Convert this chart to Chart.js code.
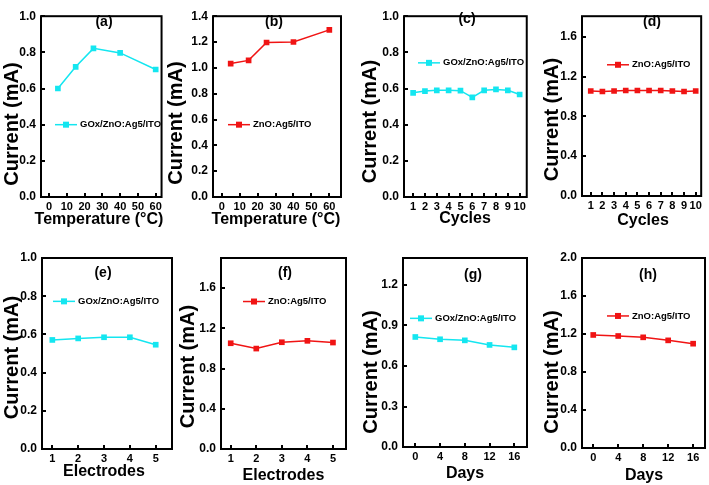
<!DOCTYPE html>
<html>
<head>
<meta charset="utf-8">
<script src="https://cdn.jsdelivr.net/npm/chart.js@4"></script>
<style>
  html, body { margin: 0; padding: 0; background: #fff; }
  #wrap { position: relative; width: 709px; height: 485px; overflow: hidden; }
  #wrap canvas { position: absolute; }
</style>
</head>
<body>
<div id="wrap"></div>
<script>
// data
const tempC = [5, 15, 25, 40, 60];
const tempGox = [0.60, 0.72, 0.822, 0.797, 0.705];
const tempZno = [1.033, 1.058, 1.196, 1.2, 1.294];

const cycles = [1, 2, 3, 4, 5, 6, 7, 8, 9, 10];
const cycGox = [0.576, 0.586, 0.59, 0.59, 0.588, 0.551, 0.59, 0.595, 0.59, 0.567];
const cycZno = [1.055, 1.05, 1.055, 1.06, 1.06, 1.06, 1.06, 1.055, 1.05, 1.055];

const electrodes = [1, 2, 3, 4, 5];
const elecGox = [0.571, 0.579, 0.585, 0.585, 0.546];
const elecZno = [1.052, 0.999, 1.062, 1.076, 1.059];

const days = [0, 4, 8, 12, 16];
const dayGox = [0.815, 0.798, 0.79, 0.756, 0.738];
const dayZno = [1.19, 1.179, 1.165, 1.133, 1.098];

// tick labels
const tempTicks = [0, 10, 20, 30, 40, 50, 60];
const cycleTicks = [1, 2, 3, 4, 5, 6, 7, 8, 9, 10];
const elecTicks = [1, 2, 3, 4, 5];
const dayTicks = [0, 4, 8, 12, 16];
const yTicks10 = [0, 0.2, 0.4, 0.6, 0.8, 1.0];
const yTicks14 = [0, 0.2, 0.4, 0.6, 0.8, 1.0, 1.2, 1.4];
const yTicks16 = [0, 0.4, 0.8, 1.2, 1.6];
const yTicks12 = [0, 0.3, 0.6, 0.9, 1.2];
const yTicks20 = [0, 0.4, 0.8, 1.2, 1.6, 2.0];

const goxName = 'GOx/ZnO:Ag5/ITO';
const znoName = 'ZnO:Ag5/ITO';
const CYAN = '#14e6f0';
const RED = '#f01414';
const FONT = '"Liberation Sans", Arial, sans-serif';

Chart.defaults.font.family = FONT;
Chart.defaults.font.weight = 'bold';
Chart.defaults.color = '#000';

const panels = [
  { tag: '(a)', L: 0, T: 0, W: 169, H: 240, plot: [41, 8, 165, 197],
    xs: tempC, ys: tempGox, color: CYAN, name: goxName,
    xMin: -4.5, xMax: 63.3, xTicks: tempTicks, yMax: 1.0, yTicks: yTicks10,
    xTitle: 'Temperature (°C)', xT: [99, 220], yT: [12, 124], tagXY: [104, 22], leg: [14, 0.4] },
  { tag: '(b)', L: 162, T: 0, W: 183, H: 240, plot: [213, 7, 341, 197],
    xs: tempC, ys: tempZno, color: RED, name: znoName,
    xMin: -4.85, xMax: 66.5, xTicks: tempTicks, yMax: 1.4, yTicks: yTicks14,
    xTitle: 'Temperature (°C)', xT: [276, 220], yT: [176, 123], tagXY: [274, 22], leg: [15, 0.56] },
  { tag: '(c)', L: 358, T: 0, W: 175, H: 240, plot: [404, 8, 529, 197],
    xs: cycles, ys: cycGox, color: CYAN, name: goxName,
    xMin: 0.23, xMax: 10.6, xTicks: cycleTicks, yMax: 1.0, yTicks: yTicks10,
    xTitle: 'Cycles', xT: [465, 219], yT: [370, 121.5], tagXY: [467, 19], leg: [14, 0.742] },
  { tag: '(d)', L: 540, T: 0, W: 169, H: 240, plot: [582, 6, 705, 196],
    xs: cycles, ys: cycZno, color: RED, name: znoName,
    xMin: 0.25, xMax: 10.47, xTicks: cycleTicks, yMax: 1.806, yTicks: yTicks16,
    xTitle: 'Cycles', xT: [643, 221], yT: [552, 119.5], tagXY: [652, 22], leg: [25, 1.318] },
  { tag: '(e)', L: 0, T: 240, W: 176, H: 245, plot: [42, 258, 172, 449],
    xs: electrodes, ys: elecGox, color: CYAN, name: goxName,
    xMin: 0.6, xMax: 5.63, xTicks: elecTicks, yMax: 1.0, yTicks: yTicks10,
    xTitle: 'Electrodes', xT: [104, 472], yT: [12, 357.5], tagXY: [103, 273], leg: [11, 0.773] },
  { tag: '(f)', L: 176, T: 240, W: 174, H: 245, plot: [221, 258, 346, 449],
    xs: electrodes, ys: elecZno, color: RED, name: znoName,
    xMin: 0.62, xMax: 5.51, xTicks: elecTicks, yMax: 1.9, yTicks: yTicks16,
    xTitle: 'Electrodes', xT: [283.5, 476], yT: [188, 366.5], tagXY: [285, 273], leg: [22, 1.467] },
  { tag: '(g)', L: 359, T: 240, W: 172, H: 245, plot: [403, 258, 527, 447],
    xs: days, ys: dayGox, color: CYAN, name: goxName,
    xMin: -1.99, xMax: 18.05, xTicks: dayTicks, yMax: 1.4, yTicks: yTicks12,
    xTitle: 'Days', xT: [465, 474], yT: [371, 372], tagXY: [473, 275], leg: [7, 0.953] },
  { tag: '(h)', L: 540, T: 240, W: 169, H: 245, plot: [582, 258, 705, 448],
    xs: days, ys: dayZno, color: RED, name: znoName,
    xMin: -1.8, xMax: 17.9, xTicks: dayTicks, yMax: 2.0, yTicks: yTicks20,
    xTitle: 'Days', xT: [644, 476], yT: [552, 372], tagXY: [648, 275], leg: [25, 1.39] }
];

// frame, panel tag, inner legend and axis titles
const framePlugin = {
  id: 'frame',
  afterDraw(chart, args, o) {
    const ctx = chart.ctx;
    const a = chart.chartArea;
    const p = o.panel;
    ctx.save();
    ctx.strokeStyle = '#000';
    ctx.lineWidth = 2;
    ctx.strokeRect(a.left, a.top, a.right - a.left, a.bottom - a.top);

    ctx.fillStyle = '#000';
    ctx.textAlign = 'center';
    ctx.textBaseline = 'middle';
    ctx.font = 'bold 14px ' + FONT;
    ctx.fillText(p.tag, p.tagXY[0] - p.L, p.tagXY[1] - p.T);

    // legend entry
    const ly = chart.scales.y.getPixelForValue(p.leg[1]);
    const lx = a.left + p.leg[0];
    ctx.strokeStyle = p.color;
    ctx.lineWidth = 1.5;
    ctx.beginPath();
    ctx.moveTo(lx, ly);
    ctx.lineTo(lx + 22, ly);
    ctx.stroke();
    ctx.fillStyle = p.color;
    ctx.fillRect(lx + 8, ly - 3, 6, 6);
    ctx.fillStyle = '#000';
    ctx.textAlign = 'left';
    ctx.font = 'bold 9.5px ' + FONT;
    ctx.fillText(p.name, lx + 25, ly);

    // axis titles
    ctx.textAlign = 'center';
    ctx.font = 'bold 16px ' + FONT;
    ctx.fillText(p.xTitle, p.xT[0] - p.L, p.xT[1] - p.T);
    ctx.translate(p.yT[0] - p.L, p.yT[1] - p.T);
    ctx.rotate(-Math.PI / 2);
    ctx.font = 'bold 20px ' + FONT;
    ctx.fillText('Current (mA)', 0, 0);
    ctx.restore();
  }
};

const wrap = document.getElementById('wrap');

panels.forEach(p => {
  const cv = document.createElement('canvas');
  cv.width = p.W;
  cv.height = p.H;
  cv.style.left = p.L + 'px';
  cv.style.top = p.T + 'px';
  cv.style.width = p.W + 'px';
  cv.style.height = p.H + 'px';
  wrap.appendChild(cv);

  const [px0, py0, px1, py1] = p.plot;
  const yw = px0 - p.L;
  const xh = p.T + p.H - py1;

  new Chart(cv.getContext('2d'), {
    type: 'line',
    data: {
      datasets: [{
        label: p.name,
        data: p.xs.map((x, i) => ({ x: x, y: p.ys[i] })),
        borderColor: p.color,
        backgroundColor: p.color,
        borderWidth: 1.5,
        pointStyle: 'rect',
        pointRadius: 4,
        pointBorderWidth: 0,
        pointBackgroundColor: p.color,
        tension: 0
      }]
    },
    options: {
      responsive: false,
      animation: false,
      layout: { padding: { left: 0, bottom: 0, top: py0 - p.T, right: p.L + p.W - px1 } },
      scales: {
        x: {
          type: 'linear',
          min: p.xMin,
          max: p.xMax,
          afterBuildTicks: s => { s.ticks = p.xTicks.map(v => ({ value: v })); },
          afterFit: s => { s.height = xh; },
          grid: { display: true, drawOnChartArea: false, drawTicks: true, tickLength: -4, color: '#000', lineWidth: 2 },
          border: { display: false },
          ticks: {
            autoSkip: false, maxRotation: 0, padding: 7,
            font: { size: 11, weight: 'bold' },
            callback: v => String(v)
          }
        },
        y: {
          type: 'linear',
          min: 0,
          max: p.yMax,
          afterBuildTicks: s => { s.ticks = p.yTicks.map(v => ({ value: v })); },
          afterFit: s => { s.width = yw; },
          grid: { display: true, drawOnChartArea: false, drawTicks: true, tickLength: -4, color: '#000', lineWidth: 2 },
          border: { display: false },
          ticks: {
            autoSkip: false, padding: 9,
            font: { size: 12, weight: 'bold' },
            callback: v => v.toFixed(1)
          }
        }
      },
      plugins: {
        legend: { display: false },
        tooltip: { enabled: false },
        frame: { panel: p }
      }
    },
    plugins: [framePlugin]
  });
});
</script>
</body>
</html>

───

Leave the pictures out and please restate exactly the lines running from the start of the material through the one with "const tempZno = [1.033, 1.058, 1.196, 1.2, 1.294];".

(Solution to the problem)
Convert this chart to Chart.js code.
<!DOCTYPE html>
<html>
<head>
<meta charset="utf-8">
<script src="https://cdn.jsdelivr.net/npm/chart.js@4"></script>
<style>
  html, body { margin: 0; padding: 0; background: #fff; }
  #wrap { position: relative; width: 709px; height: 485px; overflow: hidden; }
  #wrap canvas { position: absolute; }
</style>
</head>
<body>
<div id="wrap"></div>
<script>
// data
const tempC = [5, 15, 25, 40, 60];
const tempGox = [0.60, 0.72, 0.822, 0.797, 0.705];
const tempZno = [1.033, 1.058, 1.196, 1.2, 1.294];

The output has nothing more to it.